Given exercise
Only the lines from the one with "Reproduce this chart with matplotlib." to the one with "from matplotlib.colors import", both included, should be output, without any images.

Recorded data
_ _ _

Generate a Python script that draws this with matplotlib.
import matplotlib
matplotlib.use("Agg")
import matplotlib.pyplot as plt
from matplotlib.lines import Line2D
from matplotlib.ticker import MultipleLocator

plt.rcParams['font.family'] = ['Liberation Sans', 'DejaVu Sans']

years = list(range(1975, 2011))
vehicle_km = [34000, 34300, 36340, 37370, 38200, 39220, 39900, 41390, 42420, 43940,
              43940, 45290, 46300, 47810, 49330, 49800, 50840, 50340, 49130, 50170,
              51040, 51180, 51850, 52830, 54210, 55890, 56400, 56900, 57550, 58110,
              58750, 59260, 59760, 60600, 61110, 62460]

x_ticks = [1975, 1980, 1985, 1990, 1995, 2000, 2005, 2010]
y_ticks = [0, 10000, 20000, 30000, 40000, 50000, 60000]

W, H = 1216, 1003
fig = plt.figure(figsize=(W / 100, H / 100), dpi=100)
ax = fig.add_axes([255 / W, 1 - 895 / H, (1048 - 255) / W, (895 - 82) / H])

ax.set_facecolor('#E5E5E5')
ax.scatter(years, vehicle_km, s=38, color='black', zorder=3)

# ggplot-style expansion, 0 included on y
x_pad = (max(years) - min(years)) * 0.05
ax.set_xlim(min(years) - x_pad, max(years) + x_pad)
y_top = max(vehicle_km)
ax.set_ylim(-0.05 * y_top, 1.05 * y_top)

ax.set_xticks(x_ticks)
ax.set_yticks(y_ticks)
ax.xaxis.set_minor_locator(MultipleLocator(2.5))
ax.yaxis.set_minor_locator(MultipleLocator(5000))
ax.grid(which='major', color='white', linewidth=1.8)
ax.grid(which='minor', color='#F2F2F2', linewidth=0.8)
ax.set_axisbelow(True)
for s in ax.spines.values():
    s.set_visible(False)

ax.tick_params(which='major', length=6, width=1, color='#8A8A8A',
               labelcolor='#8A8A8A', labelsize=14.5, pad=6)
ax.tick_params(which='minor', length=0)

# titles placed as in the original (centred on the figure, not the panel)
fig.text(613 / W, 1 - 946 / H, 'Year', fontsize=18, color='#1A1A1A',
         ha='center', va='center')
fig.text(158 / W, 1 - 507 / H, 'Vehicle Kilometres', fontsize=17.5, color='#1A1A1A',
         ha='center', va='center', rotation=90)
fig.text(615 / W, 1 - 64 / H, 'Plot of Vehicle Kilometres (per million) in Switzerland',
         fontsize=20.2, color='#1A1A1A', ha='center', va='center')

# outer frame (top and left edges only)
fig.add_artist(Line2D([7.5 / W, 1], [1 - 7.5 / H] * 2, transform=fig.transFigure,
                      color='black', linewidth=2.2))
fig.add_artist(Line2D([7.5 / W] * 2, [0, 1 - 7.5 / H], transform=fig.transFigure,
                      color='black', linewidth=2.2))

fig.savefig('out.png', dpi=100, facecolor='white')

_ _ _

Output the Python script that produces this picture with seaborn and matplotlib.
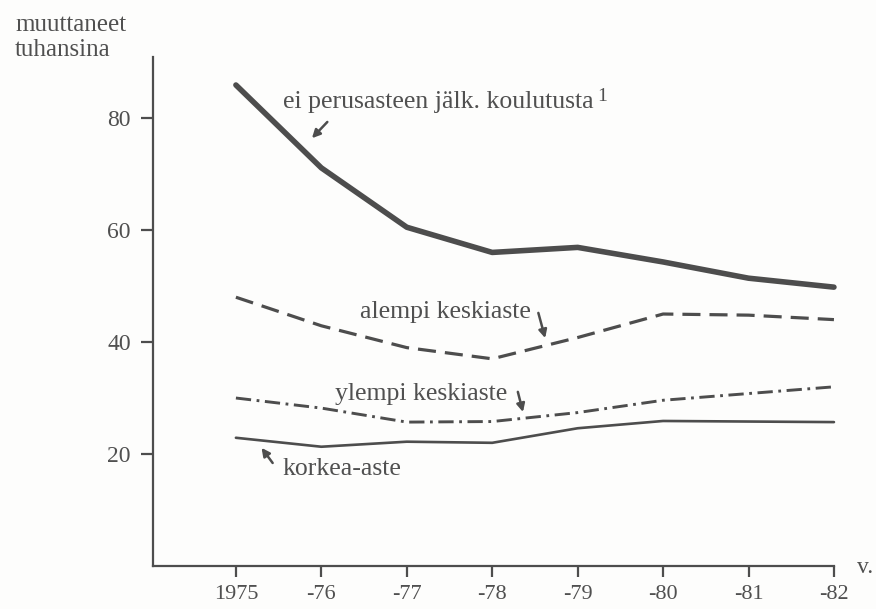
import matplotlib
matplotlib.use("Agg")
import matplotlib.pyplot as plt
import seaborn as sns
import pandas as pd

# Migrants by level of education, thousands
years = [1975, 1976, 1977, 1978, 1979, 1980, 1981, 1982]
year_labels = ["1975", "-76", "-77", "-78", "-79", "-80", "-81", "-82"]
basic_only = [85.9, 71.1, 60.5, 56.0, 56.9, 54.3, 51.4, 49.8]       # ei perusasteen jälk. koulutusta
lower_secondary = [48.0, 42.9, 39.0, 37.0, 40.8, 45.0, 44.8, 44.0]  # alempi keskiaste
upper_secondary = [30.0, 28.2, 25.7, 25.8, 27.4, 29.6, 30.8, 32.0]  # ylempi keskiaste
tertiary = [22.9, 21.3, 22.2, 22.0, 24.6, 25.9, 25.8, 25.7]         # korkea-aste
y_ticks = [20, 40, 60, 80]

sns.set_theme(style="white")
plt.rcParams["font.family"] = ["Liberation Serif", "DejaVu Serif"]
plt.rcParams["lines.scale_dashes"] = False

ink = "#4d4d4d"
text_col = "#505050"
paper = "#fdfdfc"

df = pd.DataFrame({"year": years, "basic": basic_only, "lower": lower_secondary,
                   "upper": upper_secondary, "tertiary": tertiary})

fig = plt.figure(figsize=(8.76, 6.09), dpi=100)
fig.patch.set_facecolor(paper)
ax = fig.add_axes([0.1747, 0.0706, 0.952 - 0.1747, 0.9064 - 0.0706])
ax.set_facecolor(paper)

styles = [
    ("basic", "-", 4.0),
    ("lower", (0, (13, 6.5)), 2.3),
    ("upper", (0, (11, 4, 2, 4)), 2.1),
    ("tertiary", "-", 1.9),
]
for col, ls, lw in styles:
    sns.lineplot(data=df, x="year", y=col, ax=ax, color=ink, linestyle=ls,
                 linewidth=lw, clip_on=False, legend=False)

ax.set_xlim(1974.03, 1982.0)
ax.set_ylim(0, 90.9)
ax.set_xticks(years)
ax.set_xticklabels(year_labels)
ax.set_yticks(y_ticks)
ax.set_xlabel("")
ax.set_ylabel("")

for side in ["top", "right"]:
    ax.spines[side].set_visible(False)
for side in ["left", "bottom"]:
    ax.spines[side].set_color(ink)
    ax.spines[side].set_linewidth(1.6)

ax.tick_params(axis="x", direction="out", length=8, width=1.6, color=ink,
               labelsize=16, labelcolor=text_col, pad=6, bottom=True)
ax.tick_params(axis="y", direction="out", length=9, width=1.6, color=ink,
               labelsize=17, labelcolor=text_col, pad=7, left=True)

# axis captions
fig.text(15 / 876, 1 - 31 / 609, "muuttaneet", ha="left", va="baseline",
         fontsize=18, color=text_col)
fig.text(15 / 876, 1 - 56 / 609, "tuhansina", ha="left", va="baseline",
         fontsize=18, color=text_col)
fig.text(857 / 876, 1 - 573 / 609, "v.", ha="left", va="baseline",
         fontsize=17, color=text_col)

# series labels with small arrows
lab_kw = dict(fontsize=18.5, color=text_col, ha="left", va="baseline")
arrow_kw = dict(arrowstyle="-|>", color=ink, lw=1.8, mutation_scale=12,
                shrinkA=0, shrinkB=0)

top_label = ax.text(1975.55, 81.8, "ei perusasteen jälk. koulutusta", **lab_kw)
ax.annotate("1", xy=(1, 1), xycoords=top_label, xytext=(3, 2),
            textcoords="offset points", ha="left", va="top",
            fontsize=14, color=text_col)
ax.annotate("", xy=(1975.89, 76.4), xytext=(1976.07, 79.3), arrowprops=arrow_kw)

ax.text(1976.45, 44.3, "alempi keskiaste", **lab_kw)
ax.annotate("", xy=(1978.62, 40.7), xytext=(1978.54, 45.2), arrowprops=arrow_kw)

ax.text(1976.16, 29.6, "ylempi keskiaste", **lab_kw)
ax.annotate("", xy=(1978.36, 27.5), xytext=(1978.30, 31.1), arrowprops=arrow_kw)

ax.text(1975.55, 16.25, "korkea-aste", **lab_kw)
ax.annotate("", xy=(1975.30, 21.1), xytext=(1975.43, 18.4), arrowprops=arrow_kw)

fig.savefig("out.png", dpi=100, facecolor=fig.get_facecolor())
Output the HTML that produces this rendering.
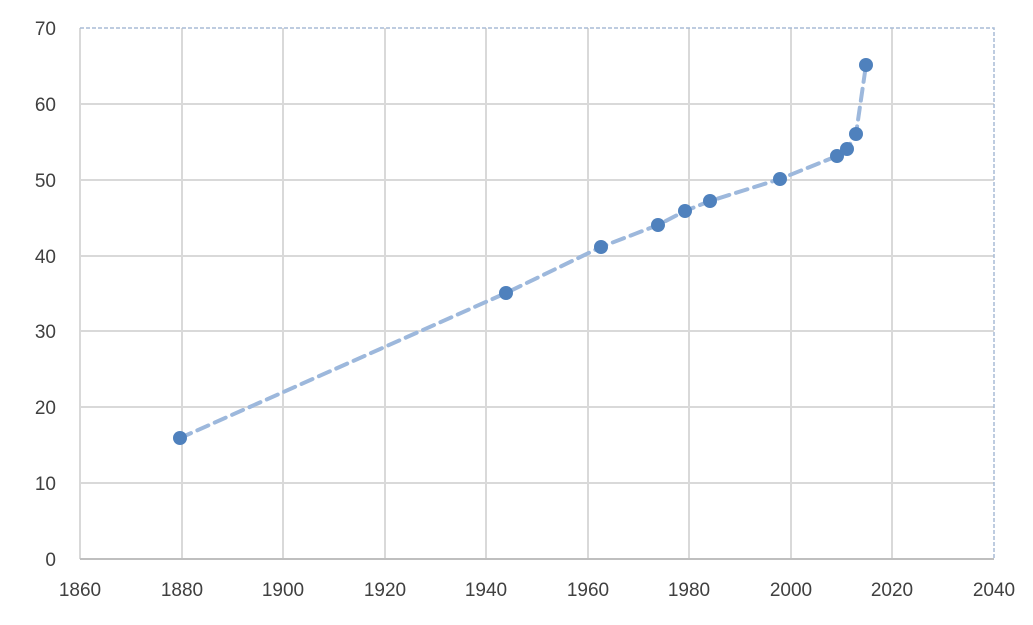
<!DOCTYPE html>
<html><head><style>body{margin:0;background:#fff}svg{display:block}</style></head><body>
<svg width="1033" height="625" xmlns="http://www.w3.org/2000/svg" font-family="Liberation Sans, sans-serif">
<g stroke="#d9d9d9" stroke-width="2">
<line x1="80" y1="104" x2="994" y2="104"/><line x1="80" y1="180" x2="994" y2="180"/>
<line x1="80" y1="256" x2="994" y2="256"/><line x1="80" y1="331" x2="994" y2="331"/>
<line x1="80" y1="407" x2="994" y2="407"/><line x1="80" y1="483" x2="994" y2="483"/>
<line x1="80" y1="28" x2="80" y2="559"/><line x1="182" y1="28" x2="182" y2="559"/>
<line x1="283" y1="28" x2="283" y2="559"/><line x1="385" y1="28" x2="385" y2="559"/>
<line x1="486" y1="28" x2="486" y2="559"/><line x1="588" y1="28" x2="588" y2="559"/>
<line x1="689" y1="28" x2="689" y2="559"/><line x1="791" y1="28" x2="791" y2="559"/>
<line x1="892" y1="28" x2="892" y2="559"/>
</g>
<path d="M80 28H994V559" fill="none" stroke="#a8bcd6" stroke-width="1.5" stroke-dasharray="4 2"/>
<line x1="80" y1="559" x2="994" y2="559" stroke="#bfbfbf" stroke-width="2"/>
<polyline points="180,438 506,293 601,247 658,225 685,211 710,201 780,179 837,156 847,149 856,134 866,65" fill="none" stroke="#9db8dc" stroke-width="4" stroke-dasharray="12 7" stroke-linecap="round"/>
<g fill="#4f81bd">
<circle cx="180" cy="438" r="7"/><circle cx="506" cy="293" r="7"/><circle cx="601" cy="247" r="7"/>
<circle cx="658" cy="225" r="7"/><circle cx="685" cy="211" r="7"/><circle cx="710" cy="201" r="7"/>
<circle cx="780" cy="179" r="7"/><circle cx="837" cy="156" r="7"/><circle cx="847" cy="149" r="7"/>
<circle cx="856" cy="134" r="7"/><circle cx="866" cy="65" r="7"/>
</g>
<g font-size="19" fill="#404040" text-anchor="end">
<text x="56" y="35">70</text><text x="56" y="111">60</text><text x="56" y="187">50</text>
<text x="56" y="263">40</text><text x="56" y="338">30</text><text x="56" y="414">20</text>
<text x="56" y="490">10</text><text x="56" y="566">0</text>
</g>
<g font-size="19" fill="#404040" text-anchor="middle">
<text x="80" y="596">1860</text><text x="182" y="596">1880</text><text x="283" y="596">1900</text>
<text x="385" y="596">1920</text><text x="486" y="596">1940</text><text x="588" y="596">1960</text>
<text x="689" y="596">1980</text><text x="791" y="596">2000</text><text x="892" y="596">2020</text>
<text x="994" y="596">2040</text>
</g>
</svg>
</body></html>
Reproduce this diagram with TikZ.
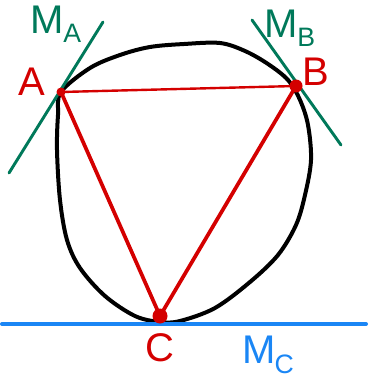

_ _ _

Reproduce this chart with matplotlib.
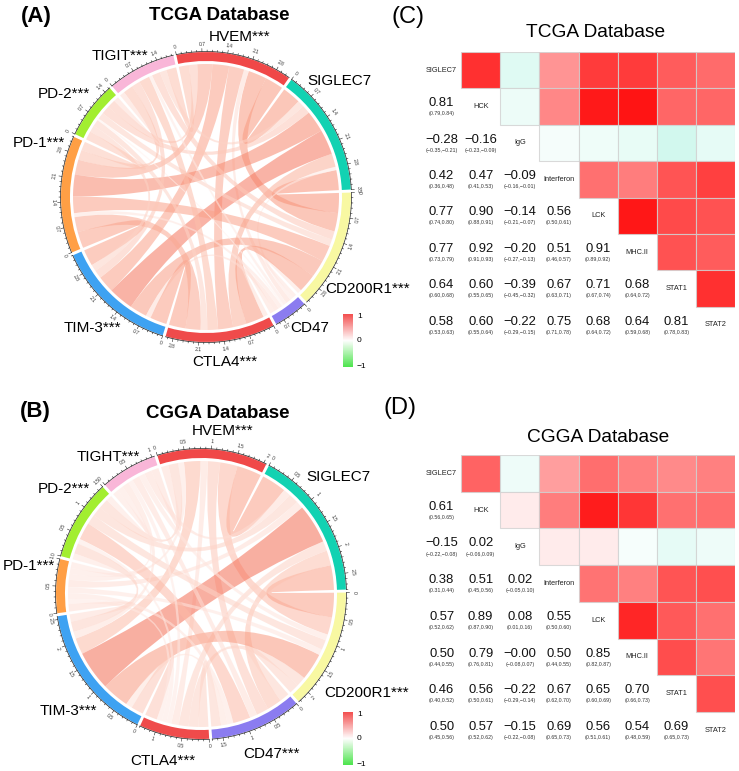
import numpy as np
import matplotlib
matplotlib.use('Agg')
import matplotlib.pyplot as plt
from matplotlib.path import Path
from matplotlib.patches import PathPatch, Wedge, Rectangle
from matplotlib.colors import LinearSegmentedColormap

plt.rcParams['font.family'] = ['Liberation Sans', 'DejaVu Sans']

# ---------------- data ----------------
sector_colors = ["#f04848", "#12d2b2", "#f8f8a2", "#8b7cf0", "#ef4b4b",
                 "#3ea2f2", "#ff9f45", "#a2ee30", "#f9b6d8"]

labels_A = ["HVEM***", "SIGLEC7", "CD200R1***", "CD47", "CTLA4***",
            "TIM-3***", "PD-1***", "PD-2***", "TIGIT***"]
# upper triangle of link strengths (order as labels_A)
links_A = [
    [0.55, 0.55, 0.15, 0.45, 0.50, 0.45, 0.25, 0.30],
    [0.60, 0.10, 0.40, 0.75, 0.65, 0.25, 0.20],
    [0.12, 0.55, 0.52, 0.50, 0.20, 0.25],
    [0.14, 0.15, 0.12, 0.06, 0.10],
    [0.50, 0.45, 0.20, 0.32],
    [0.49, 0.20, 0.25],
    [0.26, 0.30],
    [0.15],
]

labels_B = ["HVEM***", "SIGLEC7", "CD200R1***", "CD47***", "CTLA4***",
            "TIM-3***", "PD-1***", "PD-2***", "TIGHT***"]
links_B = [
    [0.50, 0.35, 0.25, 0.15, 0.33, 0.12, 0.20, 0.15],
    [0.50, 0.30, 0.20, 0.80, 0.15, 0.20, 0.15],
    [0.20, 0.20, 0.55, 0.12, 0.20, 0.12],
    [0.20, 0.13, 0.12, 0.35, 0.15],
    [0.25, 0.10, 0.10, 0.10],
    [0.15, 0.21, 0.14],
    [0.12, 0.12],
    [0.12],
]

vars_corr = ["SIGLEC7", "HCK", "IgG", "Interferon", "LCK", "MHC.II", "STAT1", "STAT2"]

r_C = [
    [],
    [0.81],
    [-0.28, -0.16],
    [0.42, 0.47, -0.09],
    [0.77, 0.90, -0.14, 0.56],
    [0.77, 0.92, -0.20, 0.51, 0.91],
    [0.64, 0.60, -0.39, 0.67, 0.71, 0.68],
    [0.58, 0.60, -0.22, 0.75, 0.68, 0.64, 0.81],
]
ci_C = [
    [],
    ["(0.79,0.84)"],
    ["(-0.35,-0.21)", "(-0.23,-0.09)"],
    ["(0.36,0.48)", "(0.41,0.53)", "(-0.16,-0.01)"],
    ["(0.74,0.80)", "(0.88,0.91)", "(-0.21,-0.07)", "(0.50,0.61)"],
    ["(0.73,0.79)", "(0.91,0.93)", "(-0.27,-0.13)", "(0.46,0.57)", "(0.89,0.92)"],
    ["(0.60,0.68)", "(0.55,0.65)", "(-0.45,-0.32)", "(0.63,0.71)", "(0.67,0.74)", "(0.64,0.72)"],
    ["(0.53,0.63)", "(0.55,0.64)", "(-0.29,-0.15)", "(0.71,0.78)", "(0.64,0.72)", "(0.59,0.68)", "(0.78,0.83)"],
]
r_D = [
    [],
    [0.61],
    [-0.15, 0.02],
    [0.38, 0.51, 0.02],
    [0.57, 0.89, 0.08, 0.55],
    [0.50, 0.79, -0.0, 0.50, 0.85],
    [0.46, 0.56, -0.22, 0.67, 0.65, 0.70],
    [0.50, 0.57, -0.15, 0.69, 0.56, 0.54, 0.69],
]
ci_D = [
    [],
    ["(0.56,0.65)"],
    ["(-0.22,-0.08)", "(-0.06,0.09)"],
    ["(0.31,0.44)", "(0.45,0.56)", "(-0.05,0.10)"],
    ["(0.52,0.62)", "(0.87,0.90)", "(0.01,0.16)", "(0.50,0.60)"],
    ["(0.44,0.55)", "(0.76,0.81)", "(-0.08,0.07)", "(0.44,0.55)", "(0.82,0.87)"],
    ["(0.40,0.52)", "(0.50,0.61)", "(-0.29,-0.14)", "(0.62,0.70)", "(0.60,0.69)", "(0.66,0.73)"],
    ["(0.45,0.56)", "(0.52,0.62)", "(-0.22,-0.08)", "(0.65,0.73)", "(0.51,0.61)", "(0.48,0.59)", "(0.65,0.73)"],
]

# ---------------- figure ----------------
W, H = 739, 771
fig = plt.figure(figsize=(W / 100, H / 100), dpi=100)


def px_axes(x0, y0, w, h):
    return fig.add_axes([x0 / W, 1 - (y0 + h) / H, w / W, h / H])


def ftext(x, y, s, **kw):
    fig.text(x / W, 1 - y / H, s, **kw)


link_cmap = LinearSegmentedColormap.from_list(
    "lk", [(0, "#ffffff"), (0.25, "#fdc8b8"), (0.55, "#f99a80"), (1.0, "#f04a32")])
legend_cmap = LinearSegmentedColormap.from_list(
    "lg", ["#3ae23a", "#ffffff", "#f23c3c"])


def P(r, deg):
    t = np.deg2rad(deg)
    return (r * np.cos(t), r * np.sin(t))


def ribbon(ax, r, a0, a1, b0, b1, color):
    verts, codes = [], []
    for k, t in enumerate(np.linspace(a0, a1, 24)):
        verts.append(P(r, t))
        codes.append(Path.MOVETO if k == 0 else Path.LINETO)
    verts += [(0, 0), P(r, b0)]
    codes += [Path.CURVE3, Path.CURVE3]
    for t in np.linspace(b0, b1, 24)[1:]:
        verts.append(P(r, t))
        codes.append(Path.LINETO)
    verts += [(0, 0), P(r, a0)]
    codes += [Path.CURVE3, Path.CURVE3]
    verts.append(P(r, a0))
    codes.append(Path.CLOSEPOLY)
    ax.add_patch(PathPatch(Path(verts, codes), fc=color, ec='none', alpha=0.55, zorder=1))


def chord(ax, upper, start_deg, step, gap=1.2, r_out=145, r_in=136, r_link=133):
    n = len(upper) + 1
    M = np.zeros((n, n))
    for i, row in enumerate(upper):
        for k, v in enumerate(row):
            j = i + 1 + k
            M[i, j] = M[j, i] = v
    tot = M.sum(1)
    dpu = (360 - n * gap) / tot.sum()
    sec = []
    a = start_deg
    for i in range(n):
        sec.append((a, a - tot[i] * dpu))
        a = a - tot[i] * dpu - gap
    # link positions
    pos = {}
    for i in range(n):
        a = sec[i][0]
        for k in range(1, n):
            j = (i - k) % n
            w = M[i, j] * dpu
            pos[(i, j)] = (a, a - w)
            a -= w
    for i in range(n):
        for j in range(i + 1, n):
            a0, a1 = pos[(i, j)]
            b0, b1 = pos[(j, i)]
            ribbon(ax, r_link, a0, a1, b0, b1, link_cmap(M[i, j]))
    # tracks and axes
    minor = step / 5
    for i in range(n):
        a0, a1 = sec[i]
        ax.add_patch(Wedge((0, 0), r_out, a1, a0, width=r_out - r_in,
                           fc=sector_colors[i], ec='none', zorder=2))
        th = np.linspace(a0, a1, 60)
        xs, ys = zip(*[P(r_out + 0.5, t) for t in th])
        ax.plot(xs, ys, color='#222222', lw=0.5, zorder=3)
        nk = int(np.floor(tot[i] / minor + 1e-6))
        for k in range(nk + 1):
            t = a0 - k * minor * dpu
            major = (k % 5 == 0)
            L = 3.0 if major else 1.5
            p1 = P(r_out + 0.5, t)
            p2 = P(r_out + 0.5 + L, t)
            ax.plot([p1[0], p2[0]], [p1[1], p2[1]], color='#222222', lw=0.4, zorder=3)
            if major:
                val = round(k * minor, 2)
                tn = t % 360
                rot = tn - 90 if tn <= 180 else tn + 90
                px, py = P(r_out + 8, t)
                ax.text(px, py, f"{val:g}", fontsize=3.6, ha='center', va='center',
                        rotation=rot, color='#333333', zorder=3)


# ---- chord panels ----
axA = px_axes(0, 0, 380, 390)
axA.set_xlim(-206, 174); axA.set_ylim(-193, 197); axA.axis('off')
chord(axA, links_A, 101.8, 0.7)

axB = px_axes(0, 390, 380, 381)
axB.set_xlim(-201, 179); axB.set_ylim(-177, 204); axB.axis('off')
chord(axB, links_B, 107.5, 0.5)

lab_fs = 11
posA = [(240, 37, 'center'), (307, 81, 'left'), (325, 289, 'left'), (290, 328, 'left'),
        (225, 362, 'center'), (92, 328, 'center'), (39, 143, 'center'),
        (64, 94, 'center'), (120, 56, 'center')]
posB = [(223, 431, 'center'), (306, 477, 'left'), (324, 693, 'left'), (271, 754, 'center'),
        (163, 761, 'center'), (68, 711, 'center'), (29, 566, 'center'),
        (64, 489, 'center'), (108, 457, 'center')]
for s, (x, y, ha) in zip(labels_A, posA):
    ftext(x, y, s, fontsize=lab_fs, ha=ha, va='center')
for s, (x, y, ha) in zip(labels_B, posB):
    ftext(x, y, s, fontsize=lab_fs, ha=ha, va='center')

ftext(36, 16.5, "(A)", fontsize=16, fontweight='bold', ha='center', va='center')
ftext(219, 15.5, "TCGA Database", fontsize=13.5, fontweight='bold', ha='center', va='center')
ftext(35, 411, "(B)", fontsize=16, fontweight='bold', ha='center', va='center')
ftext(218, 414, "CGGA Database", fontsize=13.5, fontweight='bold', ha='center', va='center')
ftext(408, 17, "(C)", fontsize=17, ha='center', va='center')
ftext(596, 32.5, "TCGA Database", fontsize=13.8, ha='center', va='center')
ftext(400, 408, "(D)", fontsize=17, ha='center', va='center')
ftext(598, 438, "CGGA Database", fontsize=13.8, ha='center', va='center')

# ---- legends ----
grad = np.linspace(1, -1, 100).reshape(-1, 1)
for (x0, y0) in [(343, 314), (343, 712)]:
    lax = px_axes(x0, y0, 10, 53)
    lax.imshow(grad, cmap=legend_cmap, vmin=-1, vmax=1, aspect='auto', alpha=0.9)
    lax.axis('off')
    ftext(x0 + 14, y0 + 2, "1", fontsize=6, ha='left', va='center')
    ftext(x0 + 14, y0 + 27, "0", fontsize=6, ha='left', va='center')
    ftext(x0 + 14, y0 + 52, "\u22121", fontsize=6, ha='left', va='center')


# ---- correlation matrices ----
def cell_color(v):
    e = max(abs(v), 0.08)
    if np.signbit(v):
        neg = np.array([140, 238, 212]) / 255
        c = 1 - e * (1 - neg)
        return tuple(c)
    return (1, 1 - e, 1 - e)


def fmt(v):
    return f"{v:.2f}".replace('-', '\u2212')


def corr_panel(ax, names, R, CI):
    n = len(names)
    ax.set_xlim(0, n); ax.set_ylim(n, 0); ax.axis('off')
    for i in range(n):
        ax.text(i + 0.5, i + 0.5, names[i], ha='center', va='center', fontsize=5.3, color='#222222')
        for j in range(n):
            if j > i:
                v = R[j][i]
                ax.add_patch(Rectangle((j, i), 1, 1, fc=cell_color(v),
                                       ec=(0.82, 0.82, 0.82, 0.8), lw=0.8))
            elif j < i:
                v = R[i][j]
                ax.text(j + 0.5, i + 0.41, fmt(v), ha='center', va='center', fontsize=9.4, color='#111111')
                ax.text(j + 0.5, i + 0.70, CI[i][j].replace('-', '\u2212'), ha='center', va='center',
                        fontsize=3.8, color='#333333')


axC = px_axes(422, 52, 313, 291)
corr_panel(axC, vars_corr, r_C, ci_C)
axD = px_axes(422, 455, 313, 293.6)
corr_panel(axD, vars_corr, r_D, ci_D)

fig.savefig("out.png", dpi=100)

_ _ _

Reply to the exercise
Reproduce this chart with matplotlib.
import numpy as np
import matplotlib
matplotlib.use('Agg')
import matplotlib.pyplot as plt
from matplotlib.path import Path
from matplotlib.patches import PathPatch, Wedge, Rectangle
from matplotlib.colors import LinearSegmentedColormap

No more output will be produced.